**Objective:** Retype the listing below line for line, but only from the line with "What seaborn and" down to the line with "from matplotlib.lines import Line2D", inclusive. Pictures stay out.

**Data listing:**
————

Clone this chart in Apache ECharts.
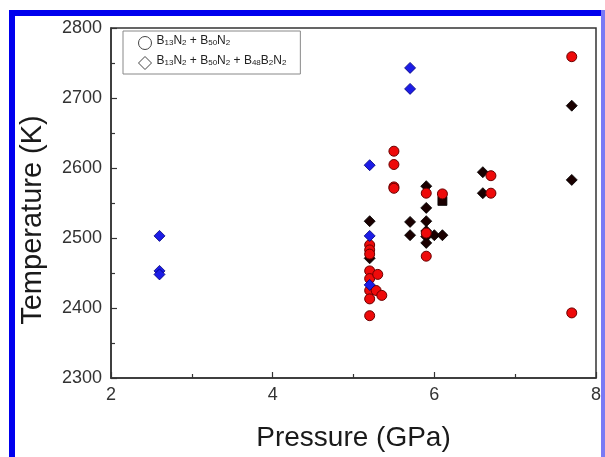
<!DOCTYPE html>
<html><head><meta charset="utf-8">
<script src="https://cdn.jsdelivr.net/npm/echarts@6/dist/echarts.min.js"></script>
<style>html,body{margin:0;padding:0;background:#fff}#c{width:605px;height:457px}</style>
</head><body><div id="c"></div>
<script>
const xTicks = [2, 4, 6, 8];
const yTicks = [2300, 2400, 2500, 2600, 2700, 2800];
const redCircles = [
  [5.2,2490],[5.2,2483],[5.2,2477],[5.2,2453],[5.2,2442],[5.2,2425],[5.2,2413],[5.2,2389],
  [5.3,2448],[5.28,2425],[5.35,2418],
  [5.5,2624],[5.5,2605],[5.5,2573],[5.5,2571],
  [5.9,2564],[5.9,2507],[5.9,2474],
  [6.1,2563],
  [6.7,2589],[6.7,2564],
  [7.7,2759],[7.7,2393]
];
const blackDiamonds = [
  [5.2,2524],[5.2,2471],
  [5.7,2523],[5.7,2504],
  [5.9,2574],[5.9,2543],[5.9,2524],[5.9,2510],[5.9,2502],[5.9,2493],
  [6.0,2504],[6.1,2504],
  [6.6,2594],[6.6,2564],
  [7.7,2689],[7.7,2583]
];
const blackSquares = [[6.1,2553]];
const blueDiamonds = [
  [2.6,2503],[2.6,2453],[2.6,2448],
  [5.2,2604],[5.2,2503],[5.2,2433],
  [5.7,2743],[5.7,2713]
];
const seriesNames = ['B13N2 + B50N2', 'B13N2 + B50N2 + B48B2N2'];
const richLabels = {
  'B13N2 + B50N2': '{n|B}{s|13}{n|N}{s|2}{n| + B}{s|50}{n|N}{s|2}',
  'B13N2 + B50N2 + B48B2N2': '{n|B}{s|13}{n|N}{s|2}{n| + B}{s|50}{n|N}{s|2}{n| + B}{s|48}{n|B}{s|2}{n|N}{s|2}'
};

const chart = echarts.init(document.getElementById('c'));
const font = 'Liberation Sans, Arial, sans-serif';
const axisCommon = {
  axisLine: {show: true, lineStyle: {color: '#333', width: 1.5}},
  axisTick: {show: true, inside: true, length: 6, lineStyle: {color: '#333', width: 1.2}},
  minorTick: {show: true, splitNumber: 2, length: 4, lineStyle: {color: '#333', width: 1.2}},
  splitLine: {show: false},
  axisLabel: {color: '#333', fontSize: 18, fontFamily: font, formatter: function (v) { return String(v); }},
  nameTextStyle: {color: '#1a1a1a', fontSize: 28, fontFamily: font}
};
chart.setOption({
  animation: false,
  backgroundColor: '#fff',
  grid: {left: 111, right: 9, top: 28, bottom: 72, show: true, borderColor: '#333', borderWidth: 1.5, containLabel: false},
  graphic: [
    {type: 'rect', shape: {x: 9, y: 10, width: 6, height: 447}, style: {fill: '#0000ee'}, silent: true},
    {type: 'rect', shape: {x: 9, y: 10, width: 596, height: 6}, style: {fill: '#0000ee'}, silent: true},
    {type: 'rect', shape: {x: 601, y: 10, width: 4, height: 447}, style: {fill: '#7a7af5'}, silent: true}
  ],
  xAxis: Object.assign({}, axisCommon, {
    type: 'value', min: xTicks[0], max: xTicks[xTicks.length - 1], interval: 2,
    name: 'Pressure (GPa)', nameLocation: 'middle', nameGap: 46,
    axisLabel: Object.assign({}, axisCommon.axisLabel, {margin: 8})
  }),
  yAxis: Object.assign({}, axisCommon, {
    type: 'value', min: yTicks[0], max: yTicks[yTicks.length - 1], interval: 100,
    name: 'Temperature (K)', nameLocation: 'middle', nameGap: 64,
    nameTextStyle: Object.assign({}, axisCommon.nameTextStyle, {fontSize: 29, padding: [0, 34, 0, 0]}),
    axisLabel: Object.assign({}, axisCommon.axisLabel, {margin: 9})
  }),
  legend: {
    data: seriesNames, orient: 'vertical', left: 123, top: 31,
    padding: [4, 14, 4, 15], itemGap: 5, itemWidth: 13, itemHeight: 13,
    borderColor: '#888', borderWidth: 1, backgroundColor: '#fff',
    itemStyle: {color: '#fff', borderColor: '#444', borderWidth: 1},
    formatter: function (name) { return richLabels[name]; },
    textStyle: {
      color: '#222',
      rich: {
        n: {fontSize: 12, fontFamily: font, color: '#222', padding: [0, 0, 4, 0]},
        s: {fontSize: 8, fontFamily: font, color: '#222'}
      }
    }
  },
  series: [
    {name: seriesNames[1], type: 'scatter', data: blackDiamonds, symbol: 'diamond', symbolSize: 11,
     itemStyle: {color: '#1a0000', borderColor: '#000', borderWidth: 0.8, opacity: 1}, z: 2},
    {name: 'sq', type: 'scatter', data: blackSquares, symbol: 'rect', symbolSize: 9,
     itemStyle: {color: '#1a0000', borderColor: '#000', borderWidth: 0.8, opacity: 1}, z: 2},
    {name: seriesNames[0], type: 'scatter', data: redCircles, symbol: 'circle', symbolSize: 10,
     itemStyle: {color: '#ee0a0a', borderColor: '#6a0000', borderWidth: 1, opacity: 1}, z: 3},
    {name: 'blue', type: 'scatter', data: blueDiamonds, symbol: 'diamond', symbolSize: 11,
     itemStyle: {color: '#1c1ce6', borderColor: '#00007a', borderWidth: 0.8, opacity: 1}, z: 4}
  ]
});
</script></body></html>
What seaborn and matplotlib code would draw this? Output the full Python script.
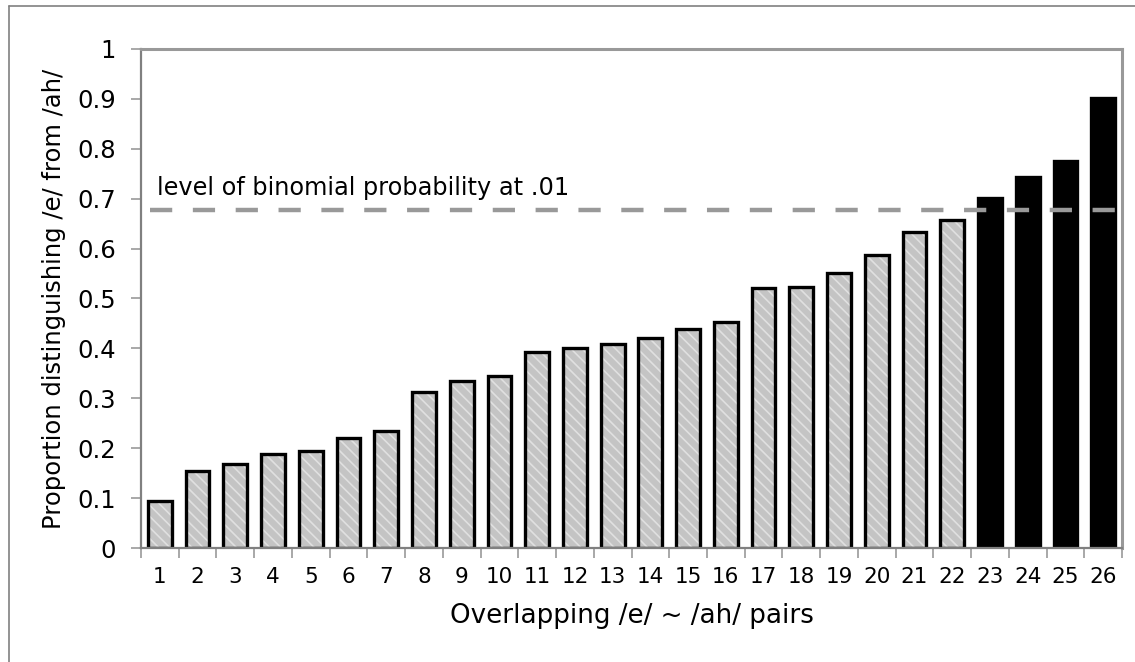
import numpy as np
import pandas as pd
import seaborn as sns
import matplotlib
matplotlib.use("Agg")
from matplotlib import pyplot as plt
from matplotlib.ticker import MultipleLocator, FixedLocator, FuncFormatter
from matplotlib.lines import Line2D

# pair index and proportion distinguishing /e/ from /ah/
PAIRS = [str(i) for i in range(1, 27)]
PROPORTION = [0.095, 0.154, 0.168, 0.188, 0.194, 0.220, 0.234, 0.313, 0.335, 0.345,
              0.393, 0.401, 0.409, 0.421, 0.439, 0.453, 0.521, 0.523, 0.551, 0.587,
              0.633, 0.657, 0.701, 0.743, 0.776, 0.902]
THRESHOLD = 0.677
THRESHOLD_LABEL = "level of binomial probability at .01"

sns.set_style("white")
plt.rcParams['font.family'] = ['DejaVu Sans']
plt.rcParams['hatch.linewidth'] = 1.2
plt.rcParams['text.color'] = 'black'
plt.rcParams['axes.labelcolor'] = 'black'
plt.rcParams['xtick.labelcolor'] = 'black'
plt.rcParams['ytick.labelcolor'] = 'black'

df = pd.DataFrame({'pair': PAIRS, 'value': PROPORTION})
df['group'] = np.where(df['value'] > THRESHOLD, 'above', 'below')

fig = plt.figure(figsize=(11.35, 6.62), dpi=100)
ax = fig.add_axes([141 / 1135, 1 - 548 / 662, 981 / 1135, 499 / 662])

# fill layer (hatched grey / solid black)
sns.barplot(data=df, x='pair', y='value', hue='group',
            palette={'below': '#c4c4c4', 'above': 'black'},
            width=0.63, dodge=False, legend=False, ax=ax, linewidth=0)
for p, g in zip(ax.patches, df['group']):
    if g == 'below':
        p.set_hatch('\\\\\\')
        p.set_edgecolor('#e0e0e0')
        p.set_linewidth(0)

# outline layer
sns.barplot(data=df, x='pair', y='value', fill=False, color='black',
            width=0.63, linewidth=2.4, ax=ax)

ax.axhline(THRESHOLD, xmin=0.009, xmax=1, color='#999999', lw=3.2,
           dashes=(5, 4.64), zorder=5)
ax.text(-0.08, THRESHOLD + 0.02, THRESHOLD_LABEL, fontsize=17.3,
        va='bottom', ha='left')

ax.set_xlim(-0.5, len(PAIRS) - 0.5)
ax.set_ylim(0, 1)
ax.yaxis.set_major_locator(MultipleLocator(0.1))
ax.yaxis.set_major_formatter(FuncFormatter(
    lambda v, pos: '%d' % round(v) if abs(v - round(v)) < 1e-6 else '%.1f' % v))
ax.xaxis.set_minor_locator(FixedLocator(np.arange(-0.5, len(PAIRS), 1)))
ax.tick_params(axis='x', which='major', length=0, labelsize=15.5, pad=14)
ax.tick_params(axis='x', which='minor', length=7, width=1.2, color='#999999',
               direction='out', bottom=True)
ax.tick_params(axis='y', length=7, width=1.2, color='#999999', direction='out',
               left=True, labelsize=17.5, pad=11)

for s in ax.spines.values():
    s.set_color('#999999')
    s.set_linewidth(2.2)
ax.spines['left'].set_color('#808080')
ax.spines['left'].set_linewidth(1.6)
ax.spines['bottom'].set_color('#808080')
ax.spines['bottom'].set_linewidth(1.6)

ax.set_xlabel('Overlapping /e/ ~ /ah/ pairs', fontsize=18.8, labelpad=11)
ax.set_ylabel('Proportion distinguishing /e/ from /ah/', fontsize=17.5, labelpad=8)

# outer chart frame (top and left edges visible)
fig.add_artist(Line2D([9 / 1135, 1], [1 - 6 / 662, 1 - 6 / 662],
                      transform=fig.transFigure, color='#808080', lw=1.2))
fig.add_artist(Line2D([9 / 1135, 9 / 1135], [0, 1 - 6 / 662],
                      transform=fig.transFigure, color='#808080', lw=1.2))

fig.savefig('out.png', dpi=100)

————

**Output:**
What seaborn and matplotlib code would draw this? Output the full Python script.
import numpy as np
import pandas as pd
import seaborn as sns
import matplotlib
matplotlib.use("Agg")
from matplotlib import pyplot as plt
from matplotlib.ticker import MultipleLocator, FixedLocator, FuncFormatter
from matplotlib.lines import Line2D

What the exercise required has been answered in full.